Every record should be repeated exactly, except that pictures are left out.

= = = = =

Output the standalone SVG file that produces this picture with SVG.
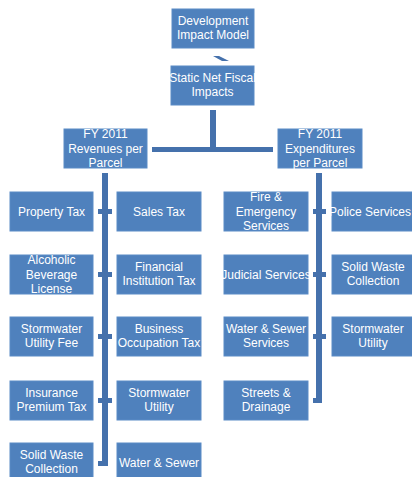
<svg xmlns="http://www.w3.org/2000/svg" width="412" height="477" viewBox="0 0 412 477">
<style>
.box{fill:#4F81BD;stroke:#5B8BC6;stroke-width:1}
.t{fill:#fff;font-family:"Liberation Sans",Arial,sans-serif;font-size:12px;text-anchor:middle}
.c{fill:#4571AC}
</style>
<rect width="412" height="477" fill="#fff"/>
<g id="connectors">
<polygon class="c" points="213,56 219,56 229,61 222,61"/>
<rect class="c" x="210" y="110" width="6" height="41"/>
<rect class="c" x="152" y="147" width="121" height="5"/>
<rect class="c" x="102" y="173" width="6" height="293"/>
<rect class="c" x="98" y="209" width="14" height="5"/>
<rect class="c" x="98" y="272" width="14" height="5"/>
<rect class="c" x="98" y="334" width="14" height="5"/>
<rect class="c" x="98" y="398" width="14" height="5"/>
<rect class="c" x="98" y="461" width="10" height="5"/>
<rect class="c" x="316" y="173" width="6" height="230"/>
<rect class="c" x="313" y="209" width="13" height="5"/>
<rect class="c" x="313" y="272" width="13" height="5"/>
<rect class="c" x="313" y="334" width="13" height="5"/>
<rect class="c" x="313" y="398" width="9" height="5"/>
</g>
<g id="dev"><rect class="box" x="172" y="9" width="82" height="39"/><text class="t" x="213" y="25">Development</text><text class="t" x="213" y="39">Impact Model</text></g>
<g id="static"><rect class="box" x="171" y="66" width="83" height="39"/><text class="t" x="212.5" y="82">Static Net Fiscal</text><text class="t" x="212.5" y="96">Impacts</text></g>
<g id="revenues"><rect class="box" x="64" y="129" width="83" height="39"/><text class="t" x="105.5" y="138">FY 2011</text><text class="t" x="105.5" y="153">Revenues per</text><text class="t" x="105.5" y="167">Parcel</text></g>
<g id="expenditures"><rect class="box" x="278" y="129" width="84" height="39"/><text class="t" x="320" y="138">FY 2011</text><text class="t" x="320" y="153">Expenditures</text><text class="t" x="320" y="167">per Parcel</text></g>
<g id="property"><rect class="box" x="10" y="192" width="83" height="39"/><text class="t" x="51.5" y="216">Property Tax</text></g>
<g id="sales"><rect class="box" x="117" y="192" width="84" height="39"/><text class="t" x="159" y="216">Sales Tax</text></g>
<g id="alcohol"><rect class="box" x="10" y="255" width="83" height="39"/><text class="t" x="51.5" y="264">Alcoholic</text><text class="t" x="51.5" y="279">Beverage</text><text class="t" x="51.5" y="293">License</text></g>
<g id="financial"><rect class="box" x="117" y="255" width="84" height="39"/><text class="t" x="159" y="271">Financial</text><text class="t" x="159" y="285">Institution Tax</text></g>
<g id="stormfee"><rect class="box" x="10" y="317" width="83" height="39"/><text class="t" x="51.5" y="333">Stormwater</text><text class="t" x="51.5" y="347">Utility Fee</text></g>
<g id="business"><rect class="box" x="117" y="317" width="84" height="39"/><text class="t" x="159" y="333">Business</text><text class="t" x="159" y="347">Occupation Tax</text></g>
<g id="insurance"><rect class="box" x="10" y="381" width="83" height="39"/><text class="t" x="51.5" y="397">Insurance</text><text class="t" x="51.5" y="411">Premium Tax</text></g>
<g id="stormutil-rev"><rect class="box" x="117" y="381" width="84" height="39"/><text class="t" x="159" y="397">Stormwater</text><text class="t" x="159" y="411">Utility</text></g>
<g id="solidwaste-rev"><rect class="box" x="10" y="443" width="83" height="39"/><text class="t" x="51.5" y="459">Solid Waste</text><text class="t" x="51.5" y="473">Collection</text></g>
<g id="water-rev"><rect class="box" x="117" y="443" width="84" height="39"/><text class="t" x="159" y="467">Water &amp; Sewer</text></g>
<g id="fire"><rect class="box" x="224" y="192" width="84" height="39"/><text class="t" x="266" y="201">Fire &amp;</text><text class="t" x="266" y="216">Emergency</text><text class="t" x="266" y="230">Services</text></g>
<g id="police"><rect class="box" x="332" y="192" width="84" height="39"/><text class="t" x="370" y="216">Police Services</text></g>
<g id="judicial"><rect class="box" x="224" y="255" width="84" height="39"/><text class="t" x="266" y="279">Judicial Services</text></g>
<g id="solidwaste-exp"><rect class="box" x="332" y="255" width="84" height="39"/><text class="t" x="373" y="271">Solid Waste</text><text class="t" x="373" y="285">Collection</text></g>
<g id="water-exp"><rect class="box" x="224" y="317" width="84" height="39"/><text class="t" x="266" y="333">Water &amp; Sewer</text><text class="t" x="266" y="347">Services</text></g>
<g id="stormutil-exp"><rect class="box" x="332" y="317" width="84" height="39"/><text class="t" x="373" y="333">Stormwater</text><text class="t" x="373" y="347">Utility</text></g>
<g id="streets"><rect class="box" x="224" y="381" width="84" height="39"/><text class="t" x="266" y="397">Streets &amp;</text><text class="t" x="266" y="411">Drainage</text></g>
</svg>
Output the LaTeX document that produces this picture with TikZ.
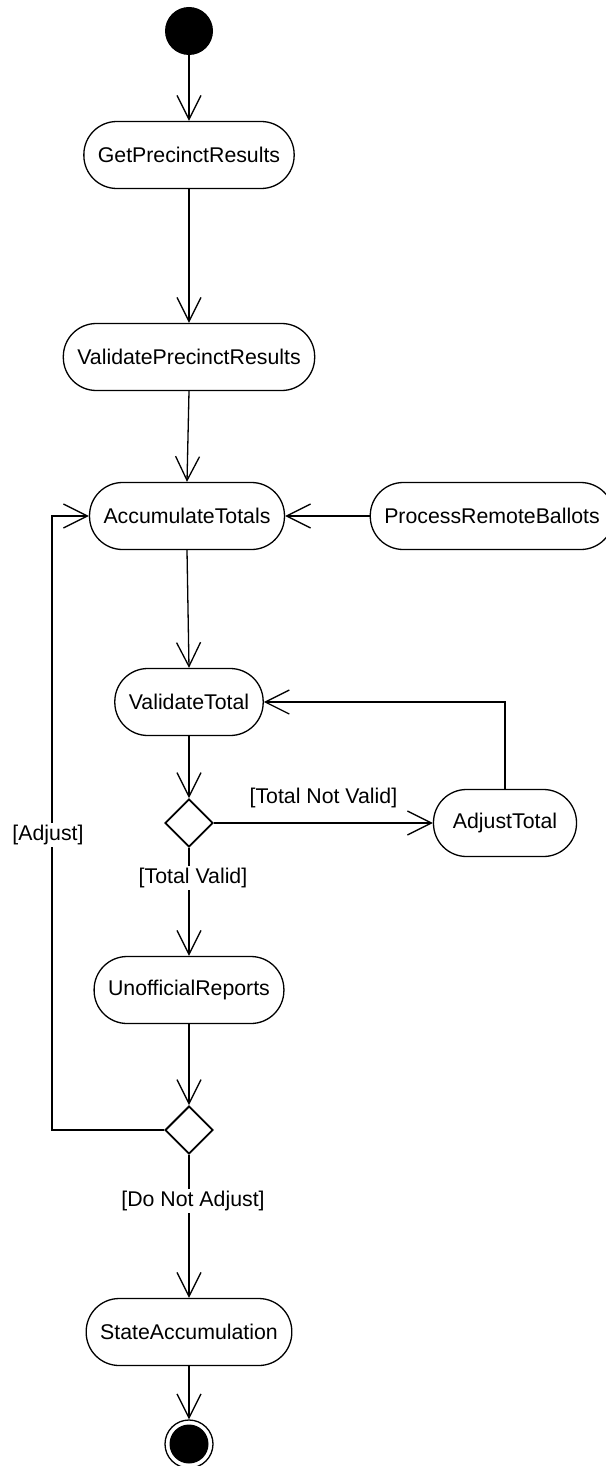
\documentclass[tikz,border=0pt]{standalone}
\usepackage{fontspec}
\setmainfont{Liberation Sans}
\usetikzlibrary{arrows.meta,shapes.geometric}
\tikzset{
  actbox/.style={rectangle,rounded corners=33pt,draw,line width=1.3pt,minimum height=67pt,inner xsep=14pt,font=\fontsize{21.3}{25}\selectfont},
  choice/.style={diamond,draw,line width=1.9pt,minimum width=48pt,minimum height=48pt,inner sep=0pt},
  flow/.style={draw,line width=1.3pt,-{Straight Barb[length=24pt,width=24pt]}},
  guard/.style={fill=white,inner sep=2pt,font=\fontsize{21.3}{25}\selectfont}
}

\begin{document}
\begin{tikzpicture}[x=1pt,y=-1pt]
\useasboundingbox (0,0) rectangle (605,1466);
\node[circle,fill,inner sep=0pt,minimum size=48pt] (start) at (189,31) {};
\node[actbox] (getres) at (189,155) {GetPrecinctResults};
\node[actbox] (valres) at (189,357) {ValidatePrecinctResults};
\node[actbox] (acc) at (187,516) {AccumulateTotals};
\node[actbox] (remote) at (492,516) {ProcessRemoteBallots};
\node[actbox] (valtot) at (189,702) {ValidateTotal};
\node[choice] (dec1) at (189,823) {};
\node[actbox,minimum width=143pt] (adj) at (505,823) {AdjustTotal};
\node[actbox] (unoff) at (189,990) {UnofficialReports};
\node[choice] (dec2) at (189,1130) {};
\node[actbox] (stateacc) at (189,1332) {StateAccumulation};
\node[circle,draw,line width=1.3pt,inner sep=0pt,minimum size=48pt,
  path picture={\fill (path picture bounding box.center) circle (19.5pt);}] (stop) at (189,1444) {};
\coordinate (loopturn) at (52,1130);
\draw[flow] (start) -- (getres);
\draw[flow] (getres) -- (valres);
\draw[flow] (valres.south) -- (acc.north);
\draw[flow] (remote) -- (acc);
\draw[flow] (acc.south) -- (valtot.north);
\draw[flow] (valtot) -- (dec1);
\draw[flow] (dec1.east) -- node[above=12pt,inner sep=2pt,font=\fontsize{21.3}{25}\selectfont] {[Total Not Valid]} (adj.west);
\draw[flow] (adj.north) |- (valtot.east);
\draw[flow] (dec1.south) -- node[guard,pos=0.28,xshift=4pt] {[Total Valid]} (unoff.north);
\draw[flow] (unoff) -- (dec2);
\draw[flow] (dec2.west) -- (loopturn) |- node[guard,pos=0.24,xshift=-4pt] {[Adjust]} (acc.west);
\draw[flow] (dec2.south) -- node[guard,pos=0.32,xshift=4pt] {[Do Not Adjust]} (stateacc.north);
\draw[flow] (stateacc) -- (stop);
\end{tikzpicture}
\end{document}
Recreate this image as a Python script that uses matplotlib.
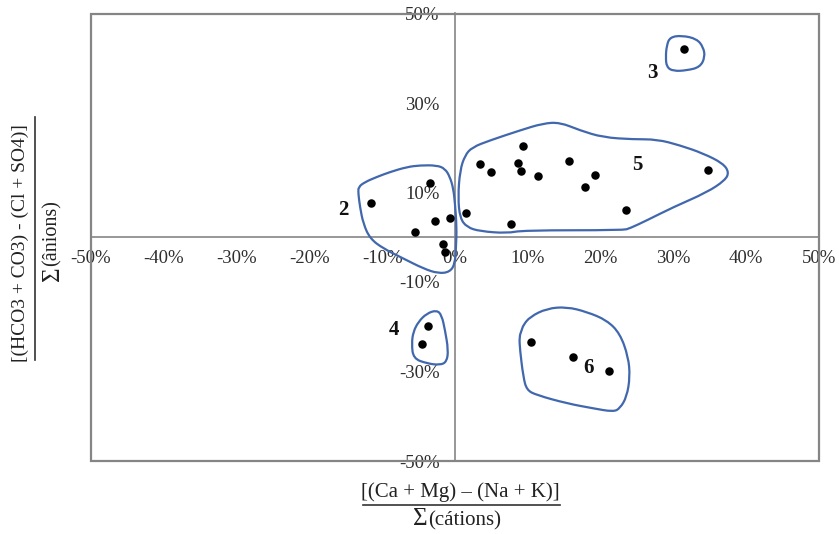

= = = = =

**Answer to the task**.
Output the standalone SVG file that produces this picture with SVG.
<svg xmlns="http://www.w3.org/2000/svg" width="412" height="477" viewBox="0 0 412 477">
<style>
.box{fill:#4F81BD;stroke:#5B8BC6;stroke-width:1}
.t{fill:#fff;font-family:"Liberation Sans",Arial,sans-serif;font-size:12px;text-anchor:middle}
.c{fill:#4571AC}
</style>
<rect width="412" height="477" fill="#fff"/>
<g id="connectors">
<polygon class="c" points="213,56 219,56 229,61 222,61"/>
<rect class="c" x="210" y="110" width="6" height="41"/>
<rect class="c" x="152" y="147" width="121" height="5"/>
<rect class="c" x="102" y="173" width="6" height="293"/>
<rect class="c" x="98" y="209" width="14" height="5"/>
<rect class="c" x="98" y="272" width="14" height="5"/>
<rect class="c" x="98" y="334" width="14" height="5"/>
<rect class="c" x="98" y="398" width="14" height="5"/>
<rect class="c" x="98" y="461" width="10" height="5"/>
<rect class="c" x="316" y="173" width="6" height="230"/>
<rect class="c" x="313" y="209" width="13" height="5"/>
<rect class="c" x="313" y="272" width="13" height="5"/>
<rect class="c" x="313" y="334" width="13" height="5"/>
<rect class="c" x="313" y="398" width="9" height="5"/>
</g>
<g id="dev"><rect class="box" x="172" y="9" width="82" height="39"/><text class="t" x="213" y="25">Development</text><text class="t" x="213" y="39">Impact Model</text></g>
<g id="static"><rect class="box" x="171" y="66" width="83" height="39"/><text class="t" x="212.5" y="82">Static Net Fiscal</text><text class="t" x="212.5" y="96">Impacts</text></g>
<g id="revenues"><rect class="box" x="64" y="129" width="83" height="39"/><text class="t" x="105.5" y="138">FY 2011</text><text class="t" x="105.5" y="153">Revenues per</text><text class="t" x="105.5" y="167">Parcel</text></g>
<g id="expenditures"><rect class="box" x="278" y="129" width="84" height="39"/><text class="t" x="320" y="138">FY 2011</text><text class="t" x="320" y="153">Expenditures</text><text class="t" x="320" y="167">per Parcel</text></g>
<g id="property"><rect class="box" x="10" y="192" width="83" height="39"/><text class="t" x="51.5" y="216">Property Tax</text></g>
<g id="sales"><rect class="box" x="117" y="192" width="84" height="39"/><text class="t" x="159" y="216">Sales Tax</text></g>
<g id="alcohol"><rect class="box" x="10" y="255" width="83" height="39"/><text class="t" x="51.5" y="264">Alcoholic</text><text class="t" x="51.5" y="279">Beverage</text><text class="t" x="51.5" y="293">License</text></g>
<g id="financial"><rect class="box" x="117" y="255" width="84" height="39"/><text class="t" x="159" y="271">Financial</text><text class="t" x="159" y="285">Institution Tax</text></g>
<g id="stormfee"><rect class="box" x="10" y="317" width="83" height="39"/><text class="t" x="51.5" y="333">Stormwater</text><text class="t" x="51.5" y="347">Utility Fee</text></g>
<g id="business"><rect class="box" x="117" y="317" width="84" height="39"/><text class="t" x="159" y="333">Business</text><text class="t" x="159" y="347">Occupation Tax</text></g>
<g id="insurance"><rect class="box" x="10" y="381" width="83" height="39"/><text class="t" x="51.5" y="397">Insurance</text><text class="t" x="51.5" y="411">Premium Tax</text></g>
<g id="stormutil-rev"><rect class="box" x="117" y="381" width="84" height="39"/><text class="t" x="159" y="397">Stormwater</text><text class="t" x="159" y="411">Utility</text></g>
<g id="solidwaste-rev"><rect class="box" x="10" y="443" width="83" height="39"/><text class="t" x="51.5" y="459">Solid Waste</text><text class="t" x="51.5" y="473">Collection</text></g>
<g id="water-rev"><rect class="box" x="117" y="443" width="84" height="39"/><text class="t" x="159" y="467">Water &amp; Sewer</text></g>
<g id="fire"><rect class="box" x="224" y="192" width="84" height="39"/><text class="t" x="266" y="201">Fire &amp;</text><text class="t" x="266" y="216">Emergency</text><text class="t" x="266" y="230">Services</text></g>
<g id="police"><rect class="box" x="332" y="192" width="84" height="39"/><text class="t" x="370" y="216">Police Services</text></g>
<g id="judicial"><rect class="box" x="224" y="255" width="84" height="39"/><text class="t" x="266" y="279">Judicial Services</text></g>
<g id="solidwaste-exp"><rect class="box" x="332" y="255" width="84" height="39"/><text class="t" x="373" y="271">Solid Waste</text><text class="t" x="373" y="285">Collection</text></g>
<g id="water-exp"><rect class="box" x="224" y="317" width="84" height="39"/><text class="t" x="266" y="333">Water &amp; Sewer</text><text class="t" x="266" y="347">Services</text></g>
<g id="stormutil-exp"><rect class="box" x="332" y="317" width="84" height="39"/><text class="t" x="373" y="333">Stormwater</text><text class="t" x="373" y="347">Utility</text></g>
<g id="streets"><rect class="box" x="224" y="381" width="84" height="39"/><text class="t" x="266" y="397">Streets &amp;</text><text class="t" x="266" y="411">Drainage</text></g>
</svg>
Output the LaTeX document that produces this picture with TikZ.
\documentclass[tikz,border=0pt]{standalone}
\usepackage{fontspec}
\setmainfont{Liberation Sans}
\usetikzlibrary{arrows.meta,shapes.geometric}
\tikzset{
  actbox/.style={rectangle,rounded corners=33pt,draw,line width=1.3pt,minimum height=67pt,inner xsep=14pt,font=\fontsize{21.3}{25}\selectfont},
  choice/.style={diamond,draw,line width=1.9pt,minimum width=48pt,minimum height=48pt,inner sep=0pt},
  flow/.style={draw,line width=1.3pt,-{Straight Barb[length=24pt,width=24pt]}},
  guard/.style={fill=white,inner sep=2pt,font=\fontsize{21.3}{25}\selectfont}
}

\begin{document}
\begin{tikzpicture}[x=1pt,y=-1pt]
\useasboundingbox (0,0) rectangle (605,1466);
\node[circle,fill,inner sep=0pt,minimum size=48pt] (start) at (189,31) {};
\node[actbox] (getres) at (189,155) {GetPrecinctResults};
\node[actbox] (valres) at (189,357) {ValidatePrecinctResults};
\node[actbox] (acc) at (187,516) {AccumulateTotals};
\node[actbox] (remote) at (492,516) {ProcessRemoteBallots};
\node[actbox] (valtot) at (189,702) {ValidateTotal};
\node[choice] (dec1) at (189,823) {};
\node[actbox,minimum width=143pt] (adj) at (505,823) {AdjustTotal};
\node[actbox] (unoff) at (189,990) {UnofficialReports};
\node[choice] (dec2) at (189,1130) {};
\node[actbox] (stateacc) at (189,1332) {StateAccumulation};
\node[circle,draw,line width=1.3pt,inner sep=0pt,minimum size=48pt,
  path picture={\fill (path picture bounding box.center) circle (19.5pt);}] (stop) at (189,1444) {};
\coordinate (loopturn) at (52,1130);
\draw[flow] (start) -- (getres);
\draw[flow] (getres) -- (valres);
\draw[flow] (valres.south) -- (acc.north);
\draw[flow] (remote) -- (acc);
\draw[flow] (acc.south) -- (valtot.north);
\draw[flow] (valtot) -- (dec1);
\draw[flow] (dec1.east) -- node[above=12pt,inner sep=2pt,font=\fontsize{21.3}{25}\selectfont] {[Total Not Valid]} (adj.west);
\draw[flow] (adj.north) |- (valtot.east);
\draw[flow] (dec1.south) -- node[guard,pos=0.28,xshift=4pt] {[Total Valid]} (unoff.north);
\draw[flow] (unoff) -- (dec2);
\draw[flow] (dec2.west) -- (loopturn) |- node[guard,pos=0.24,xshift=-4pt] {[Adjust]} (acc.west);
\draw[flow] (dec2.south) -- node[guard,pos=0.32,xshift=4pt] {[Do Not Adjust]} (stateacc.north);
\draw[flow] (stateacc) -- (stop);
\end{tikzpicture}
\end{document}
Recreate this image as a Python script that uses matplotlib.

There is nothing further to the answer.